The reason this works isn’t just the products or the order. It’s that it’s small enough that my brain doesn’t revolt. Let’s be honest: nobody really does this every single day. Daily cleaning routines look great on TikTok, but real life has school runs, late shifts, migraines, and “I just can’t today” days.
A weekly ritual hits that sweet spot. Not too often, not too rare. If I miss a Sunday, things are still under control. If I hit two Sundays in a row, the bathroom almost feels self-cleaning.
The biggest mistake I used to make was waiting for motivation. Motivation is unreliable. A timer and a fixed day? Weirdly reliable.
Another silent mistake is aiming for “deep clean or nothing”. That all-or-nothing mindset is a saboteur in disguise. When we wait for the mythical free afternoon to scrub grout with a toothbrush, the weeks slip by and the mess snowballs.
“I stopped trying to have a ‘perfect’ bathroom,” a friend told me recently. “Now I just want one that doesn’t stress me out when I walk past the door.” That sentence stuck with me.

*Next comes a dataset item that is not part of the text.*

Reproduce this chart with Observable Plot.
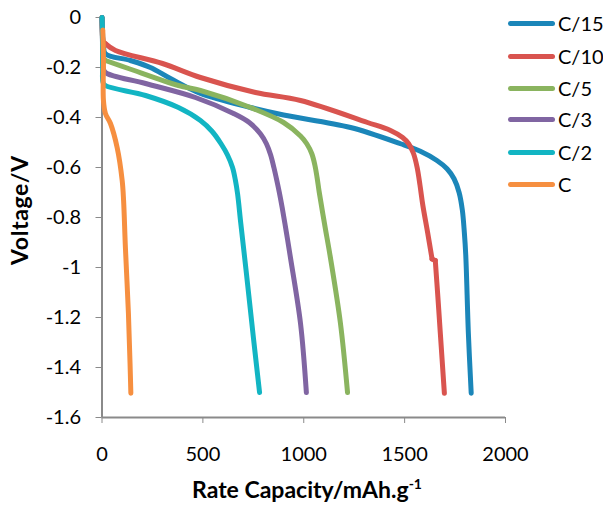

So the Sunday reset isn’t about Instagram shine. It’s about lowering the background noise in your head.
- Clear the surfaces first, so you’re not wiping around stuff
- Spray everything at once, let the product sit while you do another tiny task
- Always work from cleanest (mirror, sink) to dirtiest (toilet)
- Use one cloth for “up high”, another for “down low” so you’re not spreading germs
- End with one symbolic gesture: fresh towel, lit candle, or a tiny plant
When a clean bathroom becomes a quiet form of self-respect
Something shifts when the bathroom is no longer a place of silent guilt. The sink isn’t accusing you. The shower doesn’t feel like a project. You just walk in, do what you came to do, and walk out without that small internal eye-roll.
The Sunday reset becomes less about cleanliness and more about rhythm. Like a weekly check-in with your future self. When I pause for those 10 minutes, I’m basically saying, “Hey, next-week-me, I’ve got you.” It sounds silly, but it changes how Mondays feel.
We’ve all been there, that moment when you see your own mess and think, “Wow, I live like this?” A simple, predictable ritual softens that punch.
If you share your bathroom, this routine becomes both more chaotic and more powerful. One person can run the wipe-down while another gathers towels. Kids can be in charge of putting their own products back in a basket. Partner can handle trash or floor. It doesn’t have to be perfect teamwork.
Sometimes I still skip a week when life explodes. Then I walk in, see the extra toothpaste dots, the dull mirror, the slightly sticky floor. Instead of spiraling, I know exactly what to do next Sunday. Same playlist, same steps, same finish line.
A clean bathroom stops being a lucky accident and turns into a quiet, almost boring habit. That’s where the real magic is.
| Key point | Detail | Value for the reader |
|---|---|---|
| Weekly reset beats deep-clean marathons | 10–12 minutes every Sunday interrupts grime buildup before it hardens | Less effort, less scrubbing, bathroom stays “hotel-fresh” all week |
| Simple, fixed sequence | Declutter, spray everything, empty trash, wipe top to bottom, quick floor pass | Removes decision fatigue, easy to follow even when tired |
| Mindset over perfection | Focus on “good enough every week” instead of rare, intense deep cleans | Reduces stress and guilt, makes cleanliness feel realistic and sustainable |
FAQ:
- How long should a Sunday bathroom reset really take?For a standard family bathroom, plan 10 to 15 minutes. Set a timer so it doesn’t turn into a full-on deep clean.
- Do I still need to do a big deep clean sometimes?Yes, but far less often. With a weekly reset, a proper deep clean every 2–3 months is usually enough.
- What if I skip a Sunday and everything looks bad again?Just restart the next Sunday. Don’t “punish” yourself with a huge session; go back to the same short routine.
- Which products work best for this kind of routine?An all-purpose bathroom cleaner, microfiber cloths, a toilet brush, and a small squeegee for the shower are usually enough.
- Can this work in a tiny or shared apartment bathroom?Yes. In small spaces, it’s even more effective: declutter, one spray, one cloth, and the change is instantly visible.